A “tutela coletiva” traduzia um jeito de o Ministério Público existir, expressava a sua feição mais democrática e progressista. Após uma política consistente de cotas e a emergência de uma potente advocacia popular, a construção, contudo, parece envelhecida. A sociedade como um todo e, de forma especial, os seus segmentos mais vulneráveis amadureceram o suficiente para dispensar a
tutela estatal proposta pelo Ministério Público. Na terceira década do século XXI, no exercício da “tutela coletiva”, somos chamados a servir à sociedade em um regime honesto de cooperação com as demais instituições de Estado, sem privilégios, rompantes de protagonismo ou veleidades bacharelescas.

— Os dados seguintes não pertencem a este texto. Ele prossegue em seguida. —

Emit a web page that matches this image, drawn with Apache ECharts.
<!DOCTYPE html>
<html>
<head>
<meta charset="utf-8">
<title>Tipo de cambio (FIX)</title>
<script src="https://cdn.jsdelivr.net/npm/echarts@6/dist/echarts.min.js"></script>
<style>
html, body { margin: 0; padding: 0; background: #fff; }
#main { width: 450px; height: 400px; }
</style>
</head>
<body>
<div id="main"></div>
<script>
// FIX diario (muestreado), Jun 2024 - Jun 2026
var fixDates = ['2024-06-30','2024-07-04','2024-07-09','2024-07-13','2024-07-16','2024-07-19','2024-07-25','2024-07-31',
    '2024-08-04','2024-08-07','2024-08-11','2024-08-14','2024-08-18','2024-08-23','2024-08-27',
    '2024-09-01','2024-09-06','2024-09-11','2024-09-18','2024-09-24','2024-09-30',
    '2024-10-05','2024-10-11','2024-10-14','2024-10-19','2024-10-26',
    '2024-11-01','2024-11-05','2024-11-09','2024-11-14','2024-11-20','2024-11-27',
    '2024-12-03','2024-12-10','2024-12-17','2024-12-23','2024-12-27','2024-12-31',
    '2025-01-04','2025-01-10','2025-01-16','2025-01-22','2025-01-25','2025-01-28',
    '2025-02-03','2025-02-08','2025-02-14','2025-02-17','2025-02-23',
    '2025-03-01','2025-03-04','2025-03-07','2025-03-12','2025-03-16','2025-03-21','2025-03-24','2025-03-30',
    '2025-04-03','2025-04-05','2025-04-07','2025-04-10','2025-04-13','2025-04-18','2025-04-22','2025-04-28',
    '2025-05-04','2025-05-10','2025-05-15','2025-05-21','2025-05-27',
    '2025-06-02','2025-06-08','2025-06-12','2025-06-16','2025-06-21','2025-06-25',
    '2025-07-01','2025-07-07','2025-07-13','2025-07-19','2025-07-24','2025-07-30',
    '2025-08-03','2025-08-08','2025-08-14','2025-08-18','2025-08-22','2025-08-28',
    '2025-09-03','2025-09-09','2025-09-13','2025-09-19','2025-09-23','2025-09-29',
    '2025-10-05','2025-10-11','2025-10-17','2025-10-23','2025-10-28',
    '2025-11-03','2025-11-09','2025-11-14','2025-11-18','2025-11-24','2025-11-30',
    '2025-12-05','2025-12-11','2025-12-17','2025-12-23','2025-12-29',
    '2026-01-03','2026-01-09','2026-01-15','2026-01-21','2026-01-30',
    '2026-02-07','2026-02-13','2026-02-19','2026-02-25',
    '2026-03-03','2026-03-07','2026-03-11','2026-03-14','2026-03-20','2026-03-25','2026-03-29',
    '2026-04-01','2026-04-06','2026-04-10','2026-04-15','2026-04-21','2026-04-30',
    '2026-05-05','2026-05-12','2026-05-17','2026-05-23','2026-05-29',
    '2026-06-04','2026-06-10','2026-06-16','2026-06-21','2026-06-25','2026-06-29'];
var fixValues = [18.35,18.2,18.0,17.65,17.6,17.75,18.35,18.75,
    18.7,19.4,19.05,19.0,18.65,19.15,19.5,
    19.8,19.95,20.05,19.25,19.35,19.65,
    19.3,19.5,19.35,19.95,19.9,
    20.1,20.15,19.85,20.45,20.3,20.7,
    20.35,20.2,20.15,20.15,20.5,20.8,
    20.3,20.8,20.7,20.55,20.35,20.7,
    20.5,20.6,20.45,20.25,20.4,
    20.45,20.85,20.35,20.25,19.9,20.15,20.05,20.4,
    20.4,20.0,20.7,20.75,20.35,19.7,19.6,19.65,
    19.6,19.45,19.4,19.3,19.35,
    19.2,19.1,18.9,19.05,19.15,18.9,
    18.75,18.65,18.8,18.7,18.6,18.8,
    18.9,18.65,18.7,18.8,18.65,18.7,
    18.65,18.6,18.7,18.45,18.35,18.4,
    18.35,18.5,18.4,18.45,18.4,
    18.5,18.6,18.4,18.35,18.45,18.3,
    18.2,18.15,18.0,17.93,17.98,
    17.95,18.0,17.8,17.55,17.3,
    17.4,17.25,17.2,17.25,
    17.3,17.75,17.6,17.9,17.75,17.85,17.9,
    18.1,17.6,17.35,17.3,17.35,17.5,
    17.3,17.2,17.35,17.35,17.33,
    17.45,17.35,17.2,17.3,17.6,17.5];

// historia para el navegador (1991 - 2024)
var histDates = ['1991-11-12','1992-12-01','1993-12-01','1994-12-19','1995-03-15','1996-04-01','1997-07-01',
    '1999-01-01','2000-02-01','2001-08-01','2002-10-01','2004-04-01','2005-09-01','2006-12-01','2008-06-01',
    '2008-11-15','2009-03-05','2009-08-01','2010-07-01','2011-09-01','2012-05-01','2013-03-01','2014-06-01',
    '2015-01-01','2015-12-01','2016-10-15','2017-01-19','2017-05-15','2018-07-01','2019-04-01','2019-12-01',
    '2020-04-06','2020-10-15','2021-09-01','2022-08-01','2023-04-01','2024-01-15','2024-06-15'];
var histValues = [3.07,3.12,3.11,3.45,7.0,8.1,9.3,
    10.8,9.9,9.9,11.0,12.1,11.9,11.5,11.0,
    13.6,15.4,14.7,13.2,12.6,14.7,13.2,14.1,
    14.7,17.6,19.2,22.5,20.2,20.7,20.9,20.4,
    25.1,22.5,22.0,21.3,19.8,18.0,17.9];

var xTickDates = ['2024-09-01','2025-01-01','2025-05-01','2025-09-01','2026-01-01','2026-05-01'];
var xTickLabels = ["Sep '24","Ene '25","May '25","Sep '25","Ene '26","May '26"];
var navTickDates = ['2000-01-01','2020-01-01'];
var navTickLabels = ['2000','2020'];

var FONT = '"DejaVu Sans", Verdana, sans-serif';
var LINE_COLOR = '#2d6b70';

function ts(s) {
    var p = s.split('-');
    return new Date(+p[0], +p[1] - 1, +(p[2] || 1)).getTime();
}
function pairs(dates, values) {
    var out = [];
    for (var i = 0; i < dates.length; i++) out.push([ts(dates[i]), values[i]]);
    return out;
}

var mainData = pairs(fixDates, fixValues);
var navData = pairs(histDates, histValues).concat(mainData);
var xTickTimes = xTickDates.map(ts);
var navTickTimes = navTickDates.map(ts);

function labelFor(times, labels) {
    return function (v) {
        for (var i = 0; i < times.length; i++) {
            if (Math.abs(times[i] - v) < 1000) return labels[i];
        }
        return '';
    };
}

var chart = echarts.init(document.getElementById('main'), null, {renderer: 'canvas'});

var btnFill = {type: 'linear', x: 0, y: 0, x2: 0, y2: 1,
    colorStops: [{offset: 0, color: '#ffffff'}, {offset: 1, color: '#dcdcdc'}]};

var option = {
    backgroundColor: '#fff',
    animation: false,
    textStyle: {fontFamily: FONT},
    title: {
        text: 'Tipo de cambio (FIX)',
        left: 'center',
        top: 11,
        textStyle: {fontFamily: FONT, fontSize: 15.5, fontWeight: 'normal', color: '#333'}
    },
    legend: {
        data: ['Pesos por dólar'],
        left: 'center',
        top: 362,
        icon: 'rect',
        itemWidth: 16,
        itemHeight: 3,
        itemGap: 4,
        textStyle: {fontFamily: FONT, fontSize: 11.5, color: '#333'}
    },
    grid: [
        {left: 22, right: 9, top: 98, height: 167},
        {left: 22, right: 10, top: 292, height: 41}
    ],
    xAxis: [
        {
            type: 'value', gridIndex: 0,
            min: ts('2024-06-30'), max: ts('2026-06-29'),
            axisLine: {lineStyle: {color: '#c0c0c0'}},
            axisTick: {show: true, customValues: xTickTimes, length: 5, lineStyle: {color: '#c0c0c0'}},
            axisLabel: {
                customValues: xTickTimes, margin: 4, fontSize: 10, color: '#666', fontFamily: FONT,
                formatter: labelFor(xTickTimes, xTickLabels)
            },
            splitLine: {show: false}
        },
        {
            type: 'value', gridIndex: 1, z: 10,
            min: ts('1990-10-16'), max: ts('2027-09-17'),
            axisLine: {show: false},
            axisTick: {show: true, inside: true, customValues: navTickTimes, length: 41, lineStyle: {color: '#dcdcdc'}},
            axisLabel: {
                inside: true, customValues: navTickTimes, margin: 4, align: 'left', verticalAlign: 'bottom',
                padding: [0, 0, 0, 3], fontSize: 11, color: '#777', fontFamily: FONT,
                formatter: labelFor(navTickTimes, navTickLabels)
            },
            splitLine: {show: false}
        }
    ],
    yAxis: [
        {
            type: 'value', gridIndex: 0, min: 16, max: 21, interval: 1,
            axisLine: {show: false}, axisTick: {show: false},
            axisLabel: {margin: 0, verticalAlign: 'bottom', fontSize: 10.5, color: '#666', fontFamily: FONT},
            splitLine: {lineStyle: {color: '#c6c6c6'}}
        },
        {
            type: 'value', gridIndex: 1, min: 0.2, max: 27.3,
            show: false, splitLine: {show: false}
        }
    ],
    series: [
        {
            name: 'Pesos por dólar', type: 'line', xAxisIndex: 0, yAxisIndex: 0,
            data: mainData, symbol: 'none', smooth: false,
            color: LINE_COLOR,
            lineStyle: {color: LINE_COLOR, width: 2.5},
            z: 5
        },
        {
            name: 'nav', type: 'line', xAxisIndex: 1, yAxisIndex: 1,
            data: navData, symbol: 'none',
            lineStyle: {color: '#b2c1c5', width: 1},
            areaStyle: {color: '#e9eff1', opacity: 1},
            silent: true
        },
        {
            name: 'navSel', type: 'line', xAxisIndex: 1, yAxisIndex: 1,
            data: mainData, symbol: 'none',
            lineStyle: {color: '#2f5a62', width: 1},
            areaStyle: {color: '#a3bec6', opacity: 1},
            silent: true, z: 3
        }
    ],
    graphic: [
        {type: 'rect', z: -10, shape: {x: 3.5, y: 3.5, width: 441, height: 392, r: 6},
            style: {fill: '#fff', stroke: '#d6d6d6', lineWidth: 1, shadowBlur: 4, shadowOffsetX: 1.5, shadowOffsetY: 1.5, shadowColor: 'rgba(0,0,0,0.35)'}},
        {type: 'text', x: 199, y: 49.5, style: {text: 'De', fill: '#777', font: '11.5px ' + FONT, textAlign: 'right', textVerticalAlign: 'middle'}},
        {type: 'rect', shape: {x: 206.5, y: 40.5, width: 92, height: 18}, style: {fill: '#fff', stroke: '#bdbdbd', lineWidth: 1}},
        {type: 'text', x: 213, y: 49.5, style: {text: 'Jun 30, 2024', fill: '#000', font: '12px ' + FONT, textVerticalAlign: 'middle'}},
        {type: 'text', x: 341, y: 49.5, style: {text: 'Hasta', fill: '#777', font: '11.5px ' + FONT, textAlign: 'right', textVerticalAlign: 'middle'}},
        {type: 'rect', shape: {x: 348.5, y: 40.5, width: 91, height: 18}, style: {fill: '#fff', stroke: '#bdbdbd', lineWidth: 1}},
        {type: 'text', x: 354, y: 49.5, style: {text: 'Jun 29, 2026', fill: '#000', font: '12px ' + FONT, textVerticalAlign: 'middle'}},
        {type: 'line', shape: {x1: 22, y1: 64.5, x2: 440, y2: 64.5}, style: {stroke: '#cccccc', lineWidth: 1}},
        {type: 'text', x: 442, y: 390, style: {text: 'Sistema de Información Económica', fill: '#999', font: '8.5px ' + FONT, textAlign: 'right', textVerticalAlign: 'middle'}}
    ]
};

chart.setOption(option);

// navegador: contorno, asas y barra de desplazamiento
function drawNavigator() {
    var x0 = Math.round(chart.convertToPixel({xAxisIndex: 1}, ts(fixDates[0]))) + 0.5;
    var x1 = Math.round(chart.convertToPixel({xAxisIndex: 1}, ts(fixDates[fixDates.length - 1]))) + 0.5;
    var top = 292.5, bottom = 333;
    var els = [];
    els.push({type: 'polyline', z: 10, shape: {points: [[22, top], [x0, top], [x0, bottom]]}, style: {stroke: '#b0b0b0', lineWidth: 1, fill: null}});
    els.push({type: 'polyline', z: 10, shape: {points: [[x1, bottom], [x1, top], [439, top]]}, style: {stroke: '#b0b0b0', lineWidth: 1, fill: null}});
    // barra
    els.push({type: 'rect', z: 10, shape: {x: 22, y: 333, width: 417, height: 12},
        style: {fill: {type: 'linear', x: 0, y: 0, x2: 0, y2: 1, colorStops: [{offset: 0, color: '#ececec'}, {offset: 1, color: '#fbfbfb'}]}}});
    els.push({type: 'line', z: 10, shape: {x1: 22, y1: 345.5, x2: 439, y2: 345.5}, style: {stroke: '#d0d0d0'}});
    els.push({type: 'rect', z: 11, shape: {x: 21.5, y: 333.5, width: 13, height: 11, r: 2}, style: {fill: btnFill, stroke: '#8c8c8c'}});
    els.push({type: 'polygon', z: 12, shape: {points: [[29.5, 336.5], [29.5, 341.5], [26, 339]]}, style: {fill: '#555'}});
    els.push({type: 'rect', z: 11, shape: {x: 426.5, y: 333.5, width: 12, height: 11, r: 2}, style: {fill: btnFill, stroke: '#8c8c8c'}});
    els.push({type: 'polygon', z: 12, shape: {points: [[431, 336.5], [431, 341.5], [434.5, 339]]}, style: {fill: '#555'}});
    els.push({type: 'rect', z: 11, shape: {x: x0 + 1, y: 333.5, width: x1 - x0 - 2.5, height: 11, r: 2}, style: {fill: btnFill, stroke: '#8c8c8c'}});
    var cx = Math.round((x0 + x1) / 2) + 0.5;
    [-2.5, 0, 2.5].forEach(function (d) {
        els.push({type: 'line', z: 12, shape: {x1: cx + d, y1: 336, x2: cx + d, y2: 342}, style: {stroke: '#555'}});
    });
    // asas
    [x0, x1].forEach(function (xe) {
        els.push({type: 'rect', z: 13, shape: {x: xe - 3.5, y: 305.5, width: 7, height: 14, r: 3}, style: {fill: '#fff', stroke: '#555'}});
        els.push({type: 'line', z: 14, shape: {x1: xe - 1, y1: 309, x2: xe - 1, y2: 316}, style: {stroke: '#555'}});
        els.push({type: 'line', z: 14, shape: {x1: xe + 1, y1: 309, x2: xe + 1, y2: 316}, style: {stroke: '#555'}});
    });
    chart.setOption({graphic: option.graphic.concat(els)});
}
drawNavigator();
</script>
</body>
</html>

Nesse contexto, diante sobretudo da magnitude dos problemas a serem enfrentados na área socioambiental, parece claro que a PGR é um ativo a ser resgatado após a política de terra arrasada que o governo anterior legou às instituições. Para tanto, é necessário sinalizar com as mudanças necessárias, aptas a demonstrar o realinhamento da instituição com o projeto de fortalecimento da democracia brasileira, sob pena de condenar o Ministério Público definitivamente à caducidade precoce e à insignificância. Não há dúvida de que o Ministério Público é uma estrutura a ser mobilizada em prol do avanço das transformações sociais necessárias a um novo vigoroso ciclo democrático.

Todo o exposto acima é uma reflexão – quiçá, uma contribuição – sobre o momento importante em que se prepara a indicação de novo nome para a Procuradoria-Geral da República. Pela premência do calendário, o debate tende a concentrar-se na escolha de nomes que, por seu histórico de vida e trabalho, tendem a sinalizar os novos rumos que se pretende tomar. O presidente da República não poderá dispensar-se da tarefa de descer a uma análise mais profunda das complexidades da instituição, tendo em vista que, na escolha da PGR, como em outras decisões de governo, Lula dá sua contribuição para o futuro da República e da democracia no Brasil. A governabilidade para a qual a PGR deve contribuir é sobretudo aquela da plena vigência dos direitos e garantias fundamentais, da promoção dos grupos sociais mais vulneráveis, da proteção do meio ambiente e da rearticulação dos movimentos sociais em prol do avanço na implementação de direitos.

Por isso, deve a Procuradoria-Geral da República, do alto de seu panóptico envidraçado, ser capaz de enxergar a vastidão do Cerrado, da Amazônia e de seus povos originários. Do Planalto Central, deve ser capaz de ver o Atlântico e as Áfricas que existem além e aquém de nossas fronteiras. Deve ser capaz de ver e tocar as periferias racializadas e seu anseios de vida e de libertação. Uma PGR para a humanidade, que mantenha a compostura republicana e não se enlameie na sabujice bajuladora de quem persegue apenas prestígio e poder.